Most of the story is couched within an interview.  Dave is speaking with a reporter, telling him a wild tale of horror and adventure.  The reporter is skeptical, but as Dave tells his outlandish story, reporter and reader both are drawn into the plot.  A mysterious drug called soy sauce rockets you to a higher plane of existence, but most people who take it die--usually by explosion.  Dave and John don't explode and suffer the side-effect of being constantly attuned and receptive to paranormal activity.

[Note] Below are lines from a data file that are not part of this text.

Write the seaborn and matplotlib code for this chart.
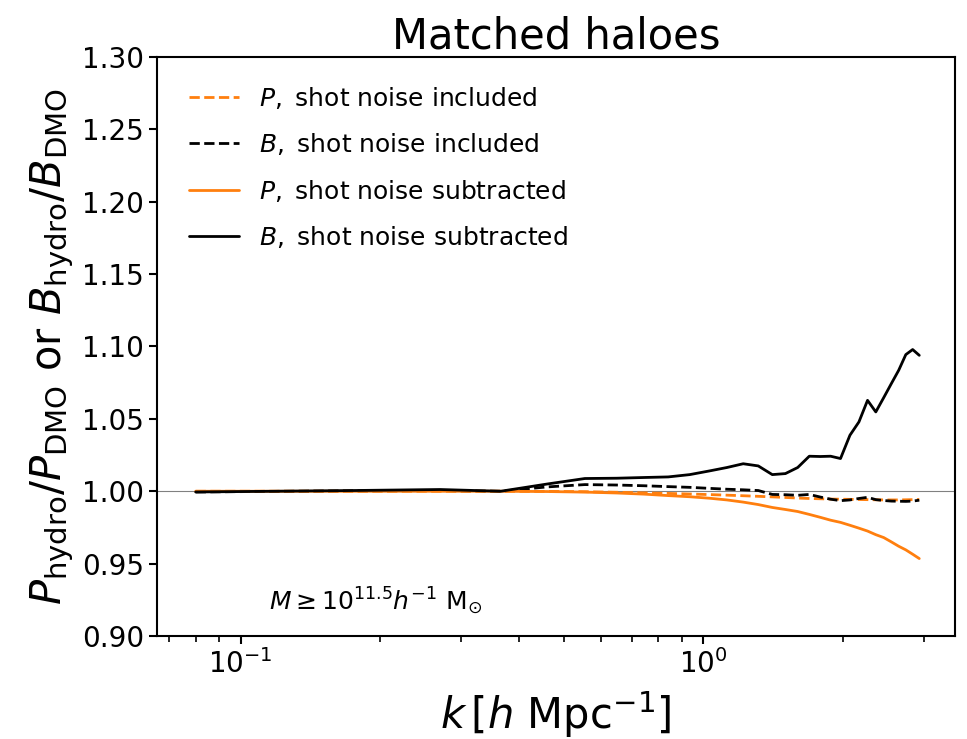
import numpy as np
import pandas as pd
import matplotlib
matplotlib.use("Agg")
import matplotlib.pyplot as plt
import seaborn as sns

# ---- data ----
k = [0.080, 0.175, 0.270, 0.365, 0.460, 0.555, 0.650, 0.745, 0.840, 0.935,
     1.030, 1.125, 1.220, 1.315, 1.410, 1.505, 1.600, 1.695, 1.790, 1.885,
     1.980, 2.075, 2.170, 2.265, 2.360, 2.455, 2.550, 2.645, 2.740, 2.835, 2.930]

P_incl = [1.0000, 1.0000, 1.0000, 1.0000, 0.9999, 0.9997, 0.9993, 0.9989, 0.9985, 0.9981,
          0.9977, 0.9973, 0.9969, 0.9965, 0.9961, 0.9957, 0.9953, 0.9950, 0.9948, 0.9946,
          0.9945, 0.9944, 0.9943, 0.9942, 0.9941, 0.9940, 0.9940, 0.9940, 0.9941, 0.9942, 0.9943]

B_incl = [0.9995, 1.0003, 1.0005, 1.0000, 1.0030, 1.0046, 1.0043, 1.0038, 1.0032, 1.0027,
          1.0020, 1.0014, 1.0010, 1.0005, 0.9978, 0.9976, 0.9972, 0.9978, 0.9960, 0.9945,
          0.9935, 0.9940, 0.9950, 0.9958, 0.9942, 0.9936, 0.9932, 0.9931, 0.9930, 0.9932, 0.9938]

P_sub = [1.0000, 1.0000, 1.0000, 1.0000, 0.9998, 0.9994, 0.9988, 0.9980, 0.9970, 0.9962,
         0.9952, 0.9940, 0.9925, 0.9908, 0.9888, 0.9874, 0.9860, 0.9840, 0.9820, 0.9800,
         0.9785, 0.9765, 0.9745, 0.9725, 0.9700, 0.9680, 0.9650, 0.9620, 0.9595, 0.9565, 0.9535]

B_sub = [0.9995, 1.0005, 1.0012, 1.0000, 1.0050, 1.0088, 1.0090, 1.0095, 1.0099, 1.0115,
         1.0140, 1.0164, 1.0190, 1.0175, 1.0115, 1.0122, 1.0164, 1.0242, 1.0240, 1.0242,
         1.0226, 1.0387, 1.0479, 1.0628, 1.0548, 1.0647, 1.0744, 1.0836, 1.0944, 1.0979, 1.0939]

labels = [r'$P,$ shot noise included', r'$B,$ shot noise included',
          r'$P,$ shot noise subtracted', r'$B,$ shot noise subtracted']
yticks = [0.90, 0.95, 1.00, 1.05, 1.10, 1.15, 1.20, 1.25, 1.30]

sns.set_theme(style="ticks", rc={
    "axes.edgecolor": "black", "axes.linewidth": 1.5,
    "xtick.color": "black", "ytick.color": "black",
    "xtick.major.width": 1.5, "ytick.major.width": 1.5,
    "xtick.minor.width": 1.2, "ytick.minor.width": 1.2,
    "xtick.major.size": 6, "ytick.major.size": 6,
    "xtick.minor.size": 4,
    "axes.labelcolor": "black", "text.color": "black",
})
plt.rcParams['font.family'] = ['DejaVu Sans']
plt.rcParams['mathtext.fontset'] = 'dejavusans'

fig = plt.figure(figsize=(9.67, 7.39), dpi=100)
ax = fig.add_axes([157/967, 1-636/739, (955-157)/967, (636-57)/739])

df = pd.DataFrame({"k": k, "P_incl": P_incl, "B_incl": B_incl, "P_sub": P_sub, "B_sub": B_sub})
orange = "#ff7f0e"
styles = [("P_incl", orange, "--"), ("B_incl", "black", "--"),
          ("P_sub", orange, "-"), ("B_sub", "black", "-")]

ax.axhline(1.0, color="gray", lw=0.8, zorder=1)
for (col, c, ls), lab in zip(styles, labels):
    sns.lineplot(data=df, x="k", y=col, ax=ax, color=c, linestyle=ls, lw=2.0, label=lab, zorder=3)

ax.set_xscale("log")
ax.set_xlim(0.066, 3.5)
ax.set_ylim(0.90, 1.30)
ax.set_yticks(yticks)
ax.set_yticklabels([f"{v:.2f}" for v in yticks])
ax.tick_params(axis="both", which="major", labelsize=20)

ax.set_xlabel(r'$k\,[h\ {\rm Mpc}^{-1}]$', fontsize=30, labelpad=7)
ax.set_ylabel(r'$P_{\rm hydro}/P_{\rm DMO}$ or $B_{\rm hydro}/B_{\rm DMO}$', fontsize=30)
ax.set_title("Matched haloes", fontsize=30)

ax.text(0.14, 0.033, r'$M \geq 10^{11.5} h^{-1}\ {\rm M}_{\odot}$', transform=ax.transAxes,
        fontsize=18, va="bottom", ha="left")

ax.legend(loc="upper left", bbox_to_anchor=(0.0125, 0.991), frameon=False,
          fontsize=18, labelspacing=0.82)

fig.savefig("out.png", dpi=100)
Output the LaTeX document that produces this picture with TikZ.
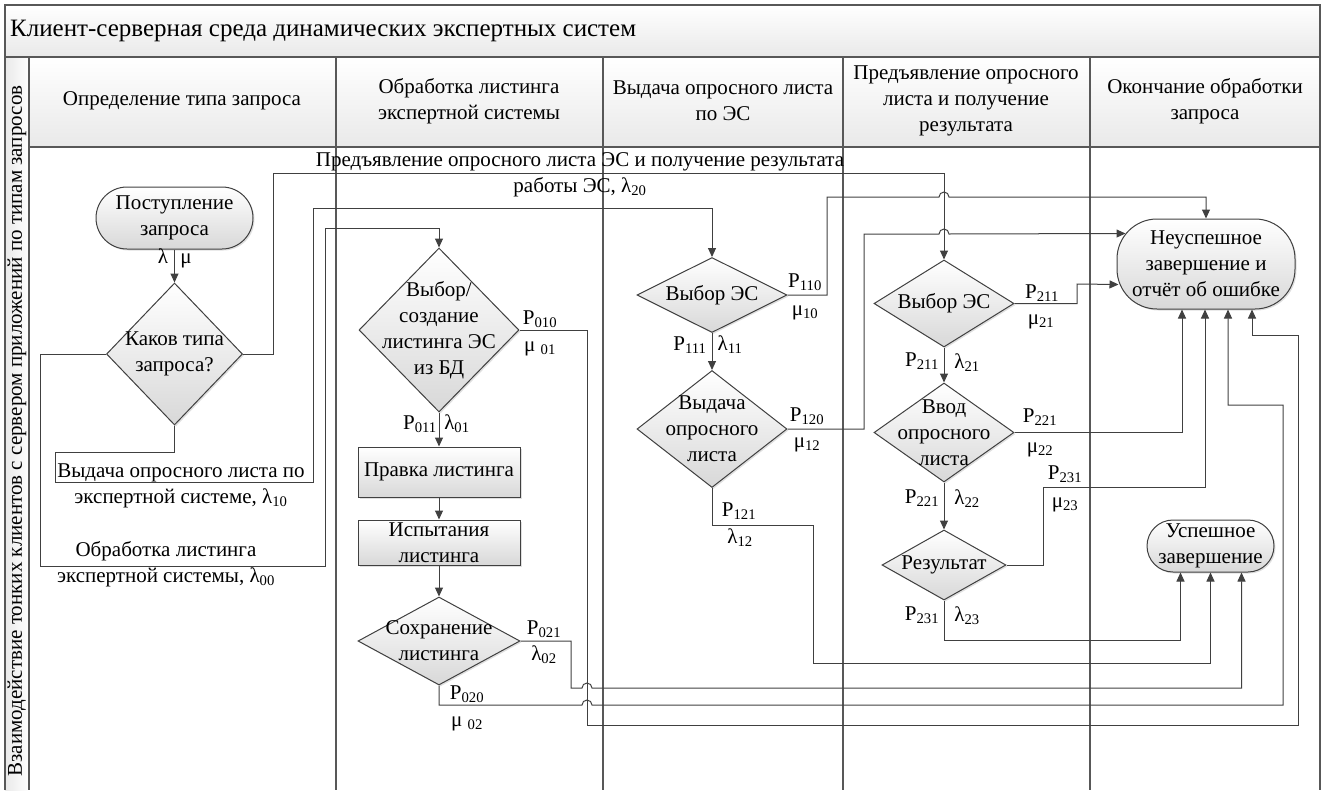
\documentclass[tikz,border=0pt]{standalone}
\usepackage{fontspec}
\setmainfont{Liberation Serif}
\usetikzlibrary{arrows.meta,positioning,calc,shapes.geometric,shadows}
\definecolor{ink}{HTML}{404040}
\definecolor{rule}{HTML}{585858}
\definecolor{shade}{HTML}{D8D8D8}
\definecolor{band}{HTML}{E9E9E9}

\begin{document}
\begin{tikzpicture}[x=1pt,y=-1pt,
  every node/.style={font=\fontsize{21}{26}\selectfont},
  link/.style={draw=ink,line width=1pt},
  flow/.style={link,-{Triangle[length=9pt,width=8pt]}},
  box/.style={draw=ink,line width=1pt,top color=white,bottom color=shade,inner sep=0pt,align=center,
    drop shadow={opacity=.25,shadow xshift=1.5pt,shadow yshift=-1.5pt}},
  proc/.style={box,rectangle,minimum width=162pt},
  dec/.style={box,diamond},
  term/.style={box,rectangle},
  lbl/.style={inner sep=0pt,align=center},
  tag/.style={inner sep=0pt,text height=14pt,text depth=5pt}]
  \useasboundingbox (0,0) rectangle (1322,790);
  \fill[top color=white,bottom color=band] (5,5) rectangle (1320,57);
  \fill[top color=white,bottom color=band] (29,57) rectangle (1320,147);
  \fill[left color=band,right color=white] (5,57) rectangle (29,790);
  \draw[rule,line width=1.2pt] (5,790) -- (5,5) -- (1320,5) -- (1320,790);
  \draw[rule,line width=1.2pt] (5,57) -- (1320,57) (29,57) -- (29,790) (29,147) -- (1320,147);
  \foreach \x in {336,603,843,1090}
    \draw[rule,line width=1.2pt] (\x,57) -- (\x,790);
  \node[lbl,anchor=west,font=\fontsize{25}{30}\selectfont] (title) at (10,31) {Клиент-серверная среда динамических экспертных систем};
  \node[lbl,rotate=90] (side) at (17,431) {Взаимодействие тонких клиентов с сервером приложений по типам запросов};
  \node[lbl] (h1) at (182,101) {Определение типа запроса};
  \node[lbl] (h2) at (469,101) {Обработка листинга\\экспертной системы};
  \node[lbl] (h3) at (723,101) {Выдача опросного листа\\по ЭС};
  \node[lbl] (h4) at (966,101) {Предъявление опросного\\листа и получение\\результата};
  \node[lbl] (h5) at (1205,101) {Окончание обработки\\запроса};

  \node[term,minimum width=157pt,minimum height=62pt,rounded corners=31pt] (start) at (174.5,218) {Поступление\\запроса};
  \node[dec,minimum width=136pt,minimum height=142pt,label={[lbl]center:{Каков типа\\запроса?}}] (q) at (174.5,354) {};
  \node[dec,minimum width=160pt,minimum height=164pt,label={[lbl]center:{Выбор/\\создание\\листинга ЭС\\из БД}}] (sel) at (439,330) {};
  \node[proc,minimum height=50pt,below=34pt of sel] (edit) {Правка листинга};
  \node[proc,minimum height=45pt,below=22pt of edit] (test) {Испытания\\листинга};
  \node[dec,minimum width=162pt,minimum height=88pt,below=31pt of test,label={[lbl]center:{Сохранение\\листинга}}] (sav) {};
  \node[dec,minimum width=150pt,minimum height=75pt,label={[lbl]center:{Выбор ЭС}}] (es1) at (712,295) {};
  \node[dec,minimum width=150pt,minimum height=117pt,below=37pt of es1,label={[lbl]center:{Выдача\\опросного\\листа}}] (iss) {};
  \node[dec,minimum width=140pt,minimum height=87pt,label={[lbl]center:{Выбор ЭС}}] (es2) at (944,303.5) {};
  \node[dec,minimum width=140pt,minimum height=99pt,below=35pt of es2,label={[lbl]center:{Ввод\\опросного\\листа}}] (inp) {};
  \node[dec,minimum width=124pt,minimum height=70pt,below=47pt of inp,label={[lbl]center:{Результат}}] (res) {};
  \node[term,minimum width=178pt,minimum height=90pt,rounded corners=40pt] (fail) at (1206,264) {Неуспешное\\завершение и\\отчёт об ошибке};
  \node[term,minimum width=127pt,minimum height=52pt,rounded corners=26pt] (succ) at (1210.5,546) {Успешное\\завершение};

  \draw[flow] (start) -- (q);
  \draw[flow] (q.west) -| (40,566) -| (325,228) -| (sel.north);
  \draw[flow] (q.south) |- (55,452) |- (313,482) -- (313,208) -| (es1.north);
  \draw[flow] (q.east) -| (273,173) -| (es2.north);
  \draw[flow] (sel) -- (edit);
  \draw[flow] (edit) -- (test);
  \draw[flow] (test) -- (sav);
  \draw[flow] (es1) -- (iss);
  \draw[flow] (es2) -- (inp);
  \draw[flow] (inp) -- (res);
  \draw[flow] (es1.east) -| (827,197) -- (939,197) arc[start angle=180,end angle=0,radius=5pt] -| (fail.north);
  \draw[flow] (iss.east) -| (864,234) -- (939,234) arc[start angle=180,end angle=0,radius=5pt] -- ($(fail.north west)+(9,15)$);
  \draw[flow] (es2.east) -| (1077,284) -- ($(fail.south west)+(2,-25)$);
  \draw[flow] (inp.east) -| ($(fail.south)+(-24,0)$);
  \draw[flow] (res.east) -| (1043,487) -| ($(fail.south)+(-1,0)$);
  \draw[flow] (sav.south) |- (582,705) arc[start angle=180,end angle=0,radius=5pt] -| (1283,405) -| ($(fail.south)+(22,0)$);
  \draw[flow] (sel.east) -| (587,725) -| (1298,335) -| ($(fail.south)+(46,0)$);
  \draw[flow] (iss.south) -- ++(0,37) -| (813,663) -| (succ.south);
  \draw[flow] (res.south) -- ++(0,40) -| ($(succ.south)+(-30,0)$);
  \draw[flow] (sav.east) -| (571,688) -- (582,688) arc[start angle=180,end angle=0,radius=5pt] -| ($(succ.south)+(31,0)$);

  \node[tag] (l0) at (163,259) {λ};
  \node[tag] (m0) at (186,259) {μ};
  \node[lbl] (t00) at (166,564) {Обработка листинга\\экспертной системы, λ\textsubscript{00}};
  \node[lbl] (t10) at (181,486) {Выдача опросного листа по\\экспертной системе, λ\textsubscript{10}};
  \node[lbl] (t20) at (580,175) {Предъявление опросного листа ЭС и получение результата\\работы ЭС, λ\textsubscript{20}};
  \node[tag] (p011) at (420,425) {P\textsubscript{011}};
  \node[tag] (l01) at (457,425) {λ\textsubscript{01}};
  \node[tag] (p010) at (540,320) {P\textsubscript{010}};
  \node[tag] (m01) at (540,347) {μ \textsubscript{01}};
  \node[tag] (p021) at (544,630) {P\textsubscript{021}};
  \node[tag] (l02) at (544,656) {λ\textsubscript{02}};
  \node[tag] (p020) at (467,695) {P\textsubscript{020}};
  \node[tag] (m02) at (467,722) {μ \textsubscript{02}};
  \node[tag] (p111) at (690,346) {P\textsubscript{111}};
  \node[tag] (l11) at (730,346) {λ\textsubscript{11}};
  \node[tag] (p110) at (805,283) {P\textsubscript{110}};
  \node[tag] (m10) at (805,311) {μ\textsubscript{10}};
  \node[tag] (p120) at (807,417) {P\textsubscript{120}};
  \node[tag] (m12) at (807,443) {μ\textsubscript{12}};
  \node[tag] (p121) at (739,512) {P\textsubscript{121}};
  \node[tag] (l12) at (740,539) {λ\textsubscript{12}};
  \node[tag] (p211a) at (922,362) {P\textsubscript{211}};
  \node[tag] (l21) at (967,364) {λ\textsubscript{21}};
  \node[tag] (p211b) at (1042,294) {P\textsubscript{211}};
  \node[tag] (m21) at (1041,320) {μ\textsubscript{21}};
  \node[tag] (p221b) at (1040,418) {P\textsubscript{221}};
  \node[tag] (m22) at (1040,448) {μ\textsubscript{22}};
  \node[tag] (p221a) at (922,499) {P\textsubscript{221}};
  \node[tag] (l22) at (967,500) {λ\textsubscript{22}};
  \node[tag] (p231b) at (1065,475) {P\textsubscript{231}};
  \node[tag] (m23) at (1065,503) {μ\textsubscript{23}};
  \node[tag] (p231a) at (922,616) {P\textsubscript{231}};
  \node[tag] (l23) at (967,617) {λ\textsubscript{23}};
\end{tikzpicture}
\end{document}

Dave and John are special, but before they even begin to understand what that means, they and a handful of other soy sauce survivors are kidnapped as part of a larger plan to rip open a hole in the universe through which nightmares will pass.  Time and again Dave and John wisecrack their way to saving the world, to the point where it almost becomes hackneyed.  Wong's repetitive cycle of "weird shit, down time, weird shit" does well to impress upon the reader the magnitude of the world domination plot as well as the tenacity of the villain, but, like I said, the payoff comes to soon.

Nailed it that time!

Wong balances the ridiculous with the horrific, which lends the book a kind of in-between quality, caught betwixt comedy and something more serious.  The story isn't unbalanced, per say, but I hesitate to call it a horror-comedy or a comedy-horror because I simply don't know how to approach it.  I certainly enjoyed it, though.  The horror is imaginative, even balls-out crazy at times, and I always appreciate a story that attempts something new.

The book's been optioned and I'm curious to see how it's adapted.  Especially given all the nudity toward the end.

1 comment:

Anonymous said...

Uh, it's true that it started as a short story. It's what's now the prologue of the book. Why wouldn't that be true? His site was pretty popular, even back then.